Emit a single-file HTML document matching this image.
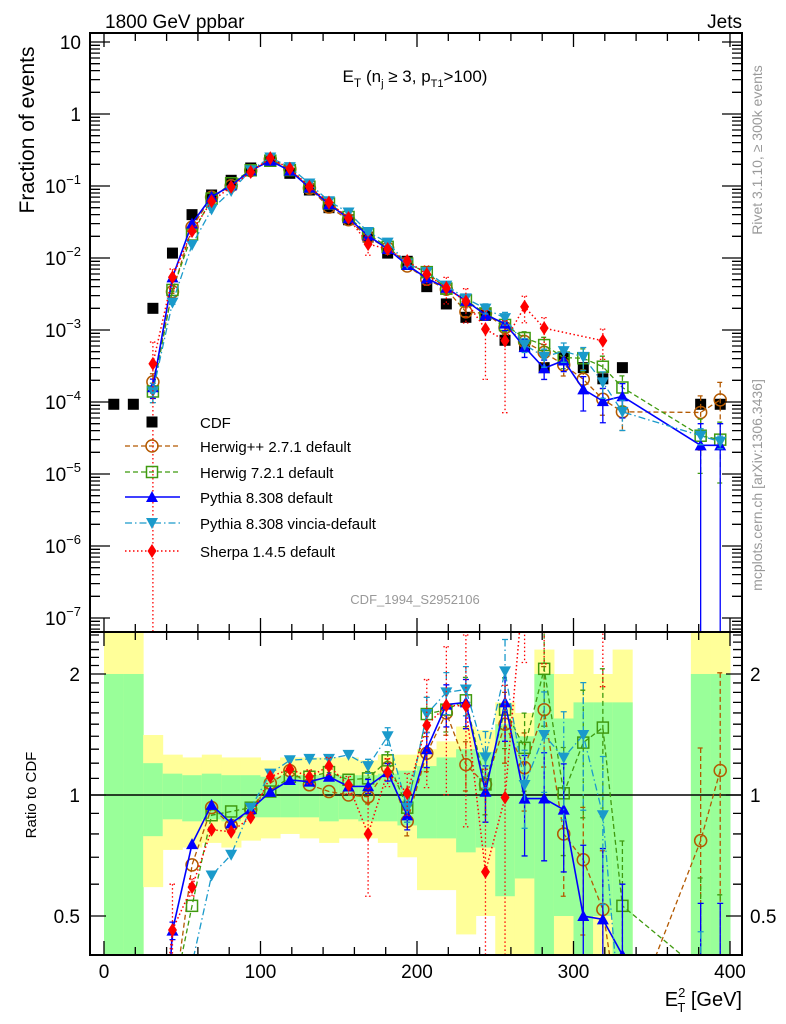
<!DOCTYPE html>
<html><head><meta charset="utf-8"><style>
html,body{margin:0;padding:0;background:#fff;overflow:hidden;width:786px;height:1024px;}
svg{display:block;font-family:"Liberation Sans",sans-serif;}
</style></head><body>
<svg id="chart" width="786" height="1024" viewBox="0 0 786 1024" xmlns="http://www.w3.org/2000/svg">
<text x="105" y="28" font-size="19">1800 GeV ppbar</text>
<text x="742" y="28" font-size="19" text-anchor="end">Jets</text>
<text x="415" y="82" font-size="17" text-anchor="middle">E<tspan font-size="12" dy="5">T</tspan><tspan dy="-5"> (n</tspan><tspan font-size="11" dy="5">j</tspan><tspan dy="-5"> ≥ 3, p</tspan><tspan font-size="11" dy="5">T1</tspan><tspan dy="-5">&gt;100)</tspan></text>
<text x="415" y="604" font-size="13" fill="#999" text-anchor="middle">CDF_1994_S2952106</text>
<text transform="translate(762,150) rotate(-90)" font-size="14" fill="#999" text-anchor="middle">Rivet 3.1.10, ≥ 300k events</text>
<text transform="translate(762,485) rotate(-90)" font-size="14" fill="#999" text-anchor="middle">mcplots.cern.ch [arXiv:1306.3436]</text>
<text transform="translate(34,130) rotate(-90)" font-size="21" text-anchor="middle">Fraction of events</text>
<text transform="translate(36,795) rotate(-90)" font-size="15" text-anchor="middle">Ratio to CDF</text>
<text x="742" y="1006" font-size="20" text-anchor="end">E<tspan font-size="13" dy="-9">2</tspan><tspan font-size="13" dx="-8" dy="15">T</tspan><tspan dy="-6"> [GeV]</tspan></text>
<g id="bands"></g><g id="ratiolayer"></g><g id="mainlayer"></g><g id="axes"></g><g id="legend"></g>
</svg>
<script>
const centers = [6.25,18.75,31.25,43.75,56.25,68.75,81.25,93.75,106.25,118.75,131.25,143.75,156.25,168.75,181.25,193.75,206.25,218.75,231.25,243.75,256.25,268.75,281.25,293.75,306.25,318.75,331.25,343.75,356.25,368.75,381.25,393.75];
const cdfValues = [9.3e-5,9.3e-5,2.0e-3,0.0117,0.040,0.075,0.12,0.178,0.22,0.15,0.088,0.050,0.034,0.0195,0.0117,0.0090,0.0040,0.0023,0.0015,0.0016,7.2e-4,5.9e-4,3.0e-4,4.1e-4,3.0e-4,2.1e-4,3.0e-4,null,null,null,9.3e-5,9.3e-5];
const bandYellowHi = [3,3,1.41,1.26,1.24,1.26,1.24,1.24,1.22,1.24,1.24,1.24,1.24,1.22,1.26,1.26,1.30,1.36,1.48,1.45,1.70,1.60,2.3,2.0,2.3,2.0,2.3,null,null,null,3,3];
const bandYellowLo = [0.3,0.3,0.59,0.73,0.74,0.76,0.74,0.77,0.78,0.80,0.78,0.76,0.78,0.78,0.76,0.70,0.58,0.58,0.45,0.50,0.3,0.3,0.3,0.3,0.3,0.3,0.3,null,null,null,0.3,0.3];
const bandGreenHi = [2.0,2.0,1.20,1.13,1.12,1.13,1.12,1.12,1.11,1.12,1.12,1.12,1.12,1.12,1.13,1.15,1.18,1.24,1.30,1.28,1.50,1.40,2.0,1.55,1.7,1.7,1.7,null,null,null,2.0,2.0];
const bandGreenLo = [0.3,0.3,0.79,0.87,0.86,0.87,0.86,0.88,0.88,0.88,0.88,0.86,0.87,0.86,0.86,0.84,0.78,0.78,0.72,0.74,0.56,0.62,0.3,0.5,0.3,0.5,0.3,null,null,null,0.3,0.3];
const herwigppValues = [null,null,1.9e-4,0.0034,0.0268,0.0698,0.1008,0.1638,0.2354,0.1725,0.0933,0.051,0.034,0.0193,0.01369,0.00774,0.00508,0.00368,0.001785,0.0017,0.00108,6.9e-4,4.89e-4,3.28e-4,2.07e-4,1.09e-4,7.3e-5,null,null,null,7.16e-5,1.07e-4];
const herwig7Values = [null,null,1.4e-4,0.0036,0.0212,0.0668,0.1092,0.1655,0.2244,0.1665,0.0977,0.057,0.0371,0.02145,0.01427,0.00837,0.00636,0.00375,0.00258,0.0017,0.001174,7.73e-4,6.18e-4,4.14e-4,4.05e-4,3.09e-4,1.59e-4,null,null,null,3.4e-5,3.0e-5];
const pythiaValues = [null,null,1.6e-4,0.00538,0.0302,0.0709,0.102,0.164,0.224,0.1635,0.095,0.0555,0.0357,0.0205,0.01334,0.00801,0.0052,0.00386,0.00255,0.00163,0.001224,5.78e-4,2.94e-4,3.77e-4,1.5e-4,1.03e-4,1.2e-4,null,null,null,2.5e-5,2.5e-5];
const vinciaValues = [null,null,1.4e-4,0.0024,0.0152,0.0473,0.0852,0.1655,0.2486,0.183,0.1082,0.0615,0.0428,0.023,0.01638,0.00837,0.00636,0.00414,0.002745,0.001984,0.001462,6.25e-4,4.23e-4,5.08e-4,4.23e-4,1.87e-4,7.3e-5,null,null,null,3.4e-5,2.8e-5];
const sherpaValues = [null,null,3.4e-4,0.0054,0.0236,0.0615,0.0972,0.1566,0.2442,0.174,0.0977,0.059,0.036,0.0156,0.01334,0.00909,0.00596,0.00384,0.0025,0.00103,7.1e-4,0.0021,0.00106,null,null,7.1e-4,null,null,null,null,null,null];
const mcRelErr = [0,0,0.3,0.05,0.02,0.02,0.02,0.02,0.02,0.02,0.02,0.03,0.03,0.04,0.05,0.08,0.1,0.12,0.14,0.16,0.2,0.22,0.28,0.3,0.35,0.4,0.45,0,0,0,0.7,0.75];
const vinciaRelErr = [0,0,0.3,0.05,0.02,0.02,0.02,0.02,0.02,0.02,0.02,0.03,0.03,0.04,0.05,0.08,0.1,0.12,0.14,0.16,0.2,0.22,0.28,0.3,0.35,0.4,0.45,0,0,0,0.25,0.2];
const pythiaRelErr = [0,0,0.3,0.05,0.02,0.02,0.02,0.02,0.02,0.02,0.02,0.03,0.03,0.04,0.05,0.08,0.1,0.12,0.14,0.16,0.2,0.28,0.3,0.3,0.5,0.5,0.5,0,0,0,1,1];
const sherpaRelErr = [0,0,1,0.3,0.05,0.03,0.03,0.03,0.03,0.03,0.04,0.05,0.05,0.3,0.08,0.12,0.3,0.4,0.5,0.8,0.9,0.4,0.4,0,0,0.45,0,0,0,0,0,0];
const xTicks = [0,100,200,300,400];
const ratioTickLabels = [0.5,1,2];

const NS="http://www.w3.org/2000/svg";
const X0=90,X1=742,MT=33,MB=632,RB=955;
function xs(v){return 104+v*1.565;}
function ym(v){return 114-72*Math.log10(v);}
function yr(r){return 795-402*Math.log10(r);}
function mk(tag,attrs,parent){const e=document.createElementNS(NS,tag);for(const k in attrs)e.setAttribute(k,attrs[k]);parent.appendChild(e);return e;}
const svg=document.getElementById('chart');
const defs=mk('defs',{},svg);
const c1=mk('clipPath',{id:'cm'},defs);mk('rect',{x:X0,y:MT,width:X1-X0,height:MB-MT},c1);
const c2=mk('clipPath',{id:'cr'},defs);mk('rect',{x:X0,y:MB,width:X1-X0,height:RB-MB},c2);
const bands=document.getElementById('bands');bands.setAttribute('clip-path','url(#cr)');
const rl=document.getElementById('ratiolayer');rl.setAttribute('clip-path','url(#cr)');
const ml=document.getElementById('mainlayer');ml.setAttribute('clip-path','url(#cm)');
const ax=document.getElementById('axes');
const lg=document.getElementById('legend');

for(let i=0;i<centers.length;i++){
  if(bandYellowHi[i]==null)continue;
  const xa=xs(centers[i]-6.25),xb=xs(centers[i]+6.25);
  const y1=mk('rect',{x:xa,y:yr(bandYellowHi[i]),width:xb-xa+0.5,height:yr(bandYellowLo[i])-yr(bandYellowHi[i]),fill:'#ffff99'},bands);
  
  
  const g1=mk('rect',{x:xa,y:yr(bandGreenHi[i]),width:xb-xa+0.5,height:yr(bandGreenLo[i])-yr(bandGreenHi[i]),fill:'#99ff99'},bands);
  
  
}
const one=mk('line',{x1:X0,x2:X1,y1:yr(1),y2:yr(1),stroke:'#000','stroke-width':1.5},rl);



function marker(kind,x,y,color,parent,name){
  let e;
  if(kind==='square'){e=mk('rect',{x:x-5.5,y:y-5.5,width:11,height:11,fill:color},parent);}
  else if(kind==='osquare'){e=mk('rect',{x:x-5.5,y:y-5.5,width:11,height:11,fill:'none',stroke:color,'stroke-width':1.5},parent);}
  else if(kind==='ocircle'){e=mk('circle',{cx:x,cy:y,r:6,fill:'none',stroke:color,'stroke-width':1.5},parent);}
  else if(kind==='tri'){e=mk('path',{d:`M${x},${y-6}L${x+6},${y+5}L${x-6},${y+5}Z`,fill:color},parent);}
  else if(kind==='dtri'){e=mk('path',{d:`M${x},${y+6}L${x+6},${y-5}L${x-6},${y-5}Z`,fill:color},parent);}
  else if(kind==='diamond'){e=mk('path',{d:`M${x},${y-7}L${x+4.5},${y}L${x},${y+7}L${x-4.5},${y}Z`,fill:color},parent);}
  
  
  return e;
}

const series=[
 {name:'Herwig++ 2.7.1 default',key:'herwigpp',vals:herwigppValues,err:mcRelErr,color:'#b35900',dash:'5,3',kind:'ocircle',w:1.3},
 {name:'Herwig 7.2.1 default',key:'herwig7',vals:herwig7Values,err:mcRelErr,color:'#3f9a0f',dash:'5,3',kind:'osquare',w:1.3},
 {name:'Pythia 8.308 default',key:'pythia',vals:pythiaValues,err:pythiaRelErr,color:'#0000ff',dash:'',kind:'tri',w:1.6},
 {name:'Pythia 8.308 vincia-default',key:'vincia',vals:vinciaValues,err:vinciaRelErr,color:'#1a9acb',dash:'7,3,1.5,3',kind:'dtri',w:1.3},
 {name:'Sherpa 1.4.5 default',key:'sherpa',vals:sherpaValues,err:sherpaRelErr,color:'#ff0000',dash:'1.5,2.5',kind:'diamond',w:1.5}
];

for(let i=0;i<centers.length;i++){
  if(cdfValues[i]==null)continue;
  marker('square',xs(centers[i]),ym(cdfValues[i]),'#000',ml,'cdf-data-point');
}

series.forEach(s=>{
  let d='';let started=false;
  for(let i=0;i<centers.length;i++){const v=s.vals[i];if(v==null)continue;d+=(started?'L':'M')+xs(centers[i])+','+ym(v);started=true;}
  const pl=mk('path',{d:d,fill:'none',stroke:s.color,'stroke-width':s.w,'stroke-dasharray':s.dash},ml);
  
  
  let dr='';started=false;
  for(let i=0;i<centers.length;i++){const v=s.vals[i],c=cdfValues[i];if(v==null||c==null)continue;dr+=(started?'L':'M')+xs(centers[i])+','+yr(v/c);started=true;}
  const rp=mk('path',{d:dr,fill:'none',stroke:s.color,'stroke-width':s.w,'stroke-dasharray':s.dash},rl);
  
  
  for(let i=0;i<centers.length;i++){
    const v=s.vals[i];if(v==null)continue;
    const x=xs(centers[i]);const e=s.err[i];
    const hi=v*(1+e),lo=v*(1-e);
    if(e>0.03){
      const yt=ym(hi),yb=lo>0?ym(lo):MB+5;
      const eb=mk('path',{d:`M${x},${yt}L${x},${yb}M${x-3},${yt}L${x+3},${yt}`+(lo>0?`M${x-3},${yb}L${x+3},${yb}`:''),stroke:s.color,'stroke-width':1.3,'stroke-dasharray':s.dash,fill:'none'},ml);
      
      
    }
    marker(s.kind,x,ym(v),s.color,ml,s.key+'-point');
    const c=cdfValues[i];
    if(c!=null){
      const r=v/c;
      if(e>0.03){
        const yt=yr(r*(1+e)),yb=lo>0?yr(r*(1-e)):RB+5;
        const eb2=mk('path',{d:`M${x},${yt}L${x},${yb}M${x-3},${yt}L${x+3},${yt}`+(lo>0?`M${x-3},${yb}L${x+3},${yb}`:''),stroke:s.color,'stroke-width':1.3,'stroke-dasharray':s.dash,fill:'none'},rl);
        
        
      }
      marker(s.kind,x,yr(r),s.color,rl,s.key+'-ratio-point');
    }
  }
});

const f1=mk('rect',{x:X0,y:MT,width:X1-X0,height:MB-MT,fill:'none',stroke:'#000','stroke-width':2},ax);


const f2=mk('rect',{x:X0,y:MB,width:X1-X0,height:RB-MB,fill:'none',stroke:'#000','stroke-width':2},ax);


let td='';
for(let v=0;v<=400;v+=20){const x=xs(v);const L=(v%100===0)?14:8;
  td+=`M${x},${MB}L${x},${MB-L}M${x},${MT}L${x},${MT+L}M${x},${RB}L${x},${RB-L}M${x},${MB}L${x},${MB+L}`;}
for(let e=-8;e<=1;e++){for(let m=1;m<10;m++){const v=m*Math.pow(10,e);const y=ym(v);if(y<MT||y>MB)continue;const L=m===1?20:10;
  td+=`M${X0},${y}L${X0+L},${y}M${X1},${y}L${X1-L},${y}`;}}
for(let k=3;k<=25;k++){const r=k/10;const y=yr(r);if(y<MB||y>RB)continue;const L=(r===0.5||r===1||r===2)?16:9;
  td+=`M${X0},${y}L${X0+L},${y}M${X1},${y}L${X1-L},${y}`;}
const tp=mk('path',{d:td,stroke:'#000','stroke-width':1.3,fill:'none'},ax);


xTicks.forEach(v=>{const t=mk('text',{x:xs(v),y:978,'font-size':19,'text-anchor':'middle'},ax);t.textContent=String(v);
  
  });
for(let e=-7;e<=1;e++){const y=ym(Math.pow(10,e));const t=mk('text',{x:81,y:y+7,'font-size':19,'text-anchor':'end'},ax);
  
  
  if(e===0)t.textContent='1';else if(e===1)t.textContent='10';
  else{t.textContent='10';const sp=mk('tspan',{dy:-9,'font-size':13},t);sp.textContent='\u2212'+(-e);}}
ratioTickLabels.forEach(r=>{const y=yr(r)+7;
  const t=mk('text',{x:80,y:y,'font-size':19,'text-anchor':'end'},ax);t.textContent=String(r);
  
  
  const t2=mk('text',{x:750,y:y,'font-size':19},ax);t2.textContent=String(r);
  
  });

const lys=[422,446,472,497,523,551];
marker('square',152,lys[0],'#000',lg,'legend-cdf-marker');
const lt0=mk('text',{x:200,y:lys[0]+6,'font-size':15},lg);lt0.textContent='CDF';


series.forEach((s,j)=>{const y=lys[j+1];
  const ln=mk('line',{x1:125,x2:180,y1:y,y2:y,stroke:s.color,'stroke-width':s.w,'stroke-dasharray':s.dash},lg);
  
  
  marker(s.kind,152,y,s.color,lg,'legend-marker-'+s.key);
  const t=mk('text',{x:200,y:y+6,'font-size':15},lg);t.textContent=s.name;
  
  });
</script>
</body></html>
□ □ □ □ □
### Instructions for the task:
Gather up the lines that contain the word "document".

### Answer in full:
Emit a single-file HTML document matching this image.
function mk(tag,attrs,parent){const e=document.createElementNS(NS,tag);for(const k in attrs)e.setAttribute(k,attrs[k]);parent.appendChild(e);return e;}
const svg=document.getElementById('chart');
const bands=document.getElementById('bands');bands.setAttribute('clip-path','url(#cr)');
const rl=document.getElementById('ratiolayer');rl.setAttribute('clip-path','url(#cr)');
const ml=document.getElementById('mainlayer');ml.setAttribute('clip-path','url(#cm)');
const ax=document.getElementById('axes');
const lg=document.getElementById('legend');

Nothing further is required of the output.